======== INFORMATION SHOWN ========

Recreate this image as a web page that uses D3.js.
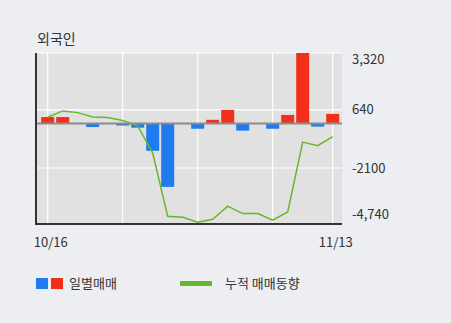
<!DOCTYPE html>
<html>
<head>
<meta charset="utf-8">
<script src="https://cdn.jsdelivr.net/npm/d3@7"></script>
<style>
  html, body { margin: 0; padding: 0; background: #eceef2; }
  svg { display: block; font-family: "Noto Sans CJK KR", "Noto Sans", sans-serif; }
</style>
</head>
<body>
<svg id="chart" width="451" height="323"></svg>
<script>
// données
const dates = ["10/16","10/17","10/18","10/21","10/22","10/23","10/24","10/25","10/28","10/29",
               "10/30","10/31","11/01","11/04","11/05","11/06","11/07","11/08","11/12","11/13"];
const journalier = [300, 300, -30, -170, -25, -100, -200, -1290, -2990, -30,
                    -250, 170, 640, -340, 0, -250, 400, 3320, -150, 450];
const cumul = [290, 590, 510, 300, 280, 140, -110, -1400, -4380, -4420,
               -4660, -4520, -3900, -4250, -4250, -4560, -4170, -880, -1050, -620];
const yTicks = [3320, 640, -2100, -4740];
const yTickLabels = ["3,320", "640", "-2100", "-4,740"];
const xTicks = ["10/16", "11/13"];
const xGrid = ["10/16", "10/23", "10/30", "11/06", "11/13"];

const svg = d3.select("#chart");
const gauche = 36, droite = 342, haut = 53, bas = 224;

const x = d3.scalePoint().domain(dates).range([47.7, 332.7]);
const y = d3.scaleLinear().domain([-4740, 3320]).range([bas, haut]);

// fond du graphique
svg.append("rect").attr("x", gauche).attr("y", haut)
   .attr("width", droite - gauche).attr("height", bas - haut).attr("fill", "#e1e1e1");

// grille
svg.append("g").selectAll("line").data(yTicks.slice(0, 3)).join("line")
   .attr("x1", gauche).attr("x2", droite)
   .attr("y1", d => y(d)).attr("y2", d => y(d))
   .attr("stroke", "#fff").attr("stroke-width", 1.2);
svg.append("g").selectAll("line").data(xGrid).join("line")
   .attr("x1", d => x(d)).attr("x2", d => x(d))
   .attr("y1", haut).attr("y2", bas)
   .attr("stroke", "#fff").attr("stroke-width", 1.2);

// barres
const bw = 13;
svg.append("g").selectAll("rect").data(journalier.map((v, i) => ({ d: dates[i], v }))).join("rect")
   .attr("x", d => x(d.d) - bw / 2).attr("width", bw)
   .attr("y", d => y(Math.max(0, d.v)))
   .attr("height", d => Math.abs(y(d.v) - y(0)))
   .attr("fill", d => d.v >= 0 ? "#f2301a" : "#1f7bf0");

// ligne zéro
svg.append("line").attr("x1", gauche).attr("x2", droite)
   .attr("y1", y(0)).attr("y2", y(0))
   .attr("stroke", "#8c8c8c").attr("stroke-width", 2);

// cumul
svg.append("path").datum(cumul)
   .attr("fill", "none").attr("stroke", "#66b82a").attr("stroke-width", 1.5)
   .attr("d", d3.line().x((d, i) => x(dates[i])).y(d => y(d)));

// axes
svg.append("line").attr("x1", gauche).attr("x2", gauche).attr("y1", haut).attr("y2", bas + 1)
   .attr("stroke", "#333").attr("stroke-width", 2);
svg.append("line").attr("x1", gauche - 1).attr("x2", droite).attr("y1", bas).attr("y2", bas)
   .attr("stroke", "#333").attr("stroke-width", 2);

// étiquettes Y (à droite, ramenées dans la zone)
svg.append("g").selectAll("text").data(yTicks).join("text")
   .attr("x", 352)
   .attr("y", (d, i) => Math.min(Math.max(y(d), haut + 6), bas - 10))
   .attr("dy", "0.35em").attr("font-size", 13).attr("fill", "#333")
   .text((d, i) => yTickLabels[i]);

// étiquettes X
svg.append("g").selectAll("text").data(xTicks).join("text")
   .attr("x", d => x(d) + 3).attr("y", 242).attr("dy", "0.35em")
   .attr("text-anchor", "middle").attr("font-size", 13).attr("fill", "#333")
   .text(d => d);

// titre
svg.append("text").attr("x", 37).attr("y", 44).attr("font-size", 14).attr("fill", "#333").text("외국인");

// légende
const lg = svg.append("g");
lg.append("rect").attr("x", 36).attr("y", 278).attr("width", 12).attr("height", 11).attr("fill", "#1f7bf0");
lg.append("rect").attr("x", 51).attr("y", 278).attr("width", 12).attr("height", 11).attr("fill", "#f2301a");
lg.append("text").attr("x", 69).attr("y", 283.5).attr("dy", "0.35em").attr("font-size", 13).attr("fill", "#333").text("일별매매");
lg.append("line").attr("x1", 180).attr("x2", 212).attr("y1", 283.5).attr("y2", 283.5)
  .attr("stroke", "#66b82a").attr("stroke-width", 5);
lg.append("text").attr("x", 225).attr("y", 283.5).attr("dy", "0.35em").attr("font-size", 13).attr("fill", "#333").text("누적 매매동향");
</script>
</body>
</html>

========

SHORT TASK: Without the images, write out each line of the data verbatim.

COMPLETE ANSWER:
Recreate this image as a web page that uses D3.js.
<!DOCTYPE html>
<html>
<head>
<meta charset="utf-8">
<script src="https://cdn.jsdelivr.net/npm/d3@7"></script>
<style>
  html, body { margin: 0; padding: 0; background: #eceef2; }
  svg { display: block; font-family: "Noto Sans CJK KR", "Noto Sans", sans-serif; }
</style>
</head>
<body>
<svg id="chart" width="451" height="323"></svg>
<script>
// données
const dates = ["10/16","10/17","10/18","10/21","10/22","10/23","10/24","10/25","10/28","10/29",
               "10/30","10/31","11/01","11/04","11/05","11/06","11/07","11/08","11/12","11/13"];
const journalier = [300, 300, -30, -170, -25, -100, -200, -1290, -2990, -30,
                    -250, 170, 640, -340, 0, -250, 400, 3320, -150, 450];
const cumul = [290, 590, 510, 300, 280, 140, -110, -1400, -4380, -4420,
               -4660, -4520, -3900, -4250, -4250, -4560, -4170, -880, -1050, -620];
const yTicks = [3320, 640, -2100, -4740];
const yTickLabels = ["3,320", "640", "-2100", "-4,740"];
const xTicks = ["10/16", "11/13"];
const xGrid = ["10/16", "10/23", "10/30", "11/06", "11/13"];

const svg = d3.select("#chart");
const gauche = 36, droite = 342, haut = 53, bas = 224;

const x = d3.scalePoint().domain(dates).range([47.7, 332.7]);
const y = d3.scaleLinear().domain([-4740, 3320]).range([bas, haut]);

// fond du graphique
svg.append("rect").attr("x", gauche).attr("y", haut)
   .attr("width", droite - gauche).attr("height", bas - haut).attr("fill", "#e1e1e1");

// grille
svg.append("g").selectAll("line").data(yTicks.slice(0, 3)).join("line")
   .attr("x1", gauche).attr("x2", droite)
   .attr("y1", d => y(d)).attr("y2", d => y(d))
   .attr("stroke", "#fff").attr("stroke-width", 1.2);
svg.append("g").selectAll("line").data(xGrid).join("line")
   .attr("x1", d => x(d)).attr("x2", d => x(d))
   .attr("y1", haut).attr("y2", bas)
   .attr("stroke", "#fff").attr("stroke-width", 1.2);

// barres
const bw = 13;
svg.append("g").selectAll("rect").data(journalier.map((v, i) => ({ d: dates[i], v }))).join("rect")
   .attr("x", d => x(d.d) - bw / 2).attr("width", bw)
   .attr("y", d => y(Math.max(0, d.v)))
   .attr("height", d => Math.abs(y(d.v) - y(0)))
   .attr("fill", d => d.v >= 0 ? "#f2301a" : "#1f7bf0");

// ligne zéro
svg.append("line").attr("x1", gauche).attr("x2", droite)
   .attr("y1", y(0)).attr("y2", y(0))
   .attr("stroke", "#8c8c8c").attr("stroke-width", 2);

// cumul
svg.append("path").datum(cumul)
   .attr("fill", "none").attr("stroke", "#66b82a").attr("stroke-width", 1.5)
   .attr("d", d3.line().x((d, i) => x(dates[i])).y(d => y(d)));

// axes
svg.append("line").attr("x1", gauche).attr("x2", gauche).attr("y1", haut).attr("y2", bas + 1)
   .attr("stroke", "#333").attr("stroke-width", 2);
svg.append("line").attr("x1", gauche - 1).attr("x2", droite).attr("y1", bas).attr("y2", bas)
   .attr("stroke", "#333").attr("stroke-width", 2);

// étiquettes Y (à droite, ramenées dans la zone)
svg.append("g").selectAll("text").data(yTicks).join("text")
   .attr("x", 352)
   .attr("y", (d, i) => Math.min(Math.max(y(d), haut + 6), bas - 10))
   .attr("dy", "0.35em").attr("font-size", 13).attr("fill", "#333")
   .text((d, i) => yTickLabels[i]);

// étiquettes X
svg.append("g").selectAll("text").data(xTicks).join("text")
   .attr("x", d => x(d) + 3).attr("y", 242).attr("dy", "0.35em")
   .attr("text-anchor", "middle").attr("font-size", 13).attr("fill", "#333")
   .text(d => d);

// titre
svg.append("text").attr("x", 37).attr("y", 44).attr("font-size", 14).attr("fill", "#333").text("외국인");

// légende
const lg = svg.append("g");
lg.append("rect").attr("x", 36).attr("y", 278).attr("width", 12).attr("height", 11).attr("fill", "#1f7bf0");
lg.append("rect").attr("x", 51).attr("y", 278).attr("width", 12).attr("height", 11).attr("fill", "#f2301a");
lg.append("text").attr("x", 69).attr("y", 283.5).attr("dy", "0.35em").attr("font-size", 13).attr("fill", "#333").text("일별매매");
lg.append("line").attr("x1", 180).attr("x2", 212).attr("y1", 283.5).attr("y2", 283.5)
  .attr("stroke", "#66b82a").attr("stroke-width", 5);
lg.append("text").attr("x", 225).attr("y", 283.5).attr("dy", "0.35em").attr("font-size", 13).attr("fill", "#333").text("누적 매매동향");
</script>
</body>
</html>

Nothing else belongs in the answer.